## YOUR TASK
Output the first line of the listing and each line after it, up to and including the line that contains "minimum width=121.5pt, minimum", exactly as written, minus the pictures.

# Start of GIVEN DATA

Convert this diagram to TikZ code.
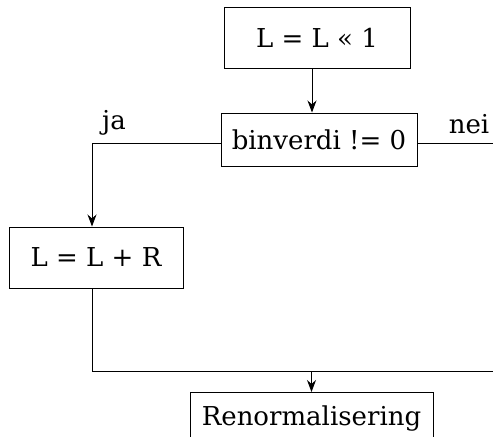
\documentclass[tikz,border=0pt]{standalone}
\usepackage{fontspec}
\setmainfont{DejaVu Serif}
\usepackage{tikz}
\usetikzlibrary{positioning,arrows.meta,calc}

\begin{document}
\begin{tikzpicture}[
    x=1pt, y=1pt,
    font=\fontsize{13}{15}\selectfont,
    flowbox/.style={rectangle, draw, line width=0.5pt, inner sep=0pt, fill=white},
    flowline/.style={line width=0.5pt},
    flowarrow/.style={line width=0.5pt, -{Stealth[length=6pt, width=4.5pt]}}
]

% Picture frame
\clip (0,0) rectangle (246.5,-218);

% Flowchart boxes
\node[flowbox, minimum width=93pt, minimum height=30.5pt] (shift) at (158.5,-18.75) {L = L « 1};
\node[flowbox, minimum width=98pt, minimum height=26.5pt] (test) at (159.5,-69.75) {binverdi != 0};
\node[flowbox, minimum width=87pt, minimum height=30.5pt] (add) at (48,-128.75) {L = L + R};
\node[flowbox, minimum width=121.5pt, minimum height=26.5pt] (renorm) at (155.75,-209.5) {Renormalisering};

% Loose ends of the lines
\coordinate (neiend) at (250,-71.75);
\coordinate (mergeend) at (250,-185.5);

% Connectors
\draw[flowarrow] ([xshift=-2.5pt]shift.south) -- ([xshift=-3.5pt]test.north);
\draw[flowarrow] ([yshift=-2pt]test.west) -| ([xshift=-2pt]add.north);
\draw[flowline] ([yshift=-2pt]test.east) -- (neiend);
\draw[flowline] ([xshift=-2pt]add.south) |- (mergeend);
\draw[flowarrow] (renorm.north |- mergeend) -- (renorm.north);

% Branch labels
\node[anchor=base] (ja) at (57,-64.5) {ja};
\node[anchor=base] (nei) at (234.5,-66.5) {nei};

\end{tikzpicture}
\end{document}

# End of GIVEN DATA

## RIGHT ANSWER
Convert this diagram to TikZ code.
\documentclass[tikz,border=0pt]{standalone}
\usepackage{fontspec}
\setmainfont{DejaVu Serif}
\usepackage{tikz}
\usetikzlibrary{positioning,arrows.meta,calc}

\begin{document}
\begin{tikzpicture}[
    x=1pt, y=1pt,
    font=\fontsize{13}{15}\selectfont,
    flowbox/.style={rectangle, draw, line width=0.5pt, inner sep=0pt, fill=white},
    flowline/.style={line width=0.5pt},
    flowarrow/.style={line width=0.5pt, -{Stealth[length=6pt, width=4.5pt]}}
]

% Picture frame
\clip (0,0) rectangle (246.5,-218);

% Flowchart boxes
\node[flowbox, minimum width=93pt, minimum height=30.5pt] (shift) at (158.5,-18.75) {L = L « 1};
\node[flowbox, minimum width=98pt, minimum height=26.5pt] (test) at (159.5,-69.75) {binverdi != 0};
\node[flowbox, minimum width=87pt, minimum height=30.5pt] (add) at (48,-128.75) {L = L + R};
\node[flowbox, minimum width=121.5pt, minimum height=26.5pt] (renorm) at (155.75,-209.5) {Renormalisering};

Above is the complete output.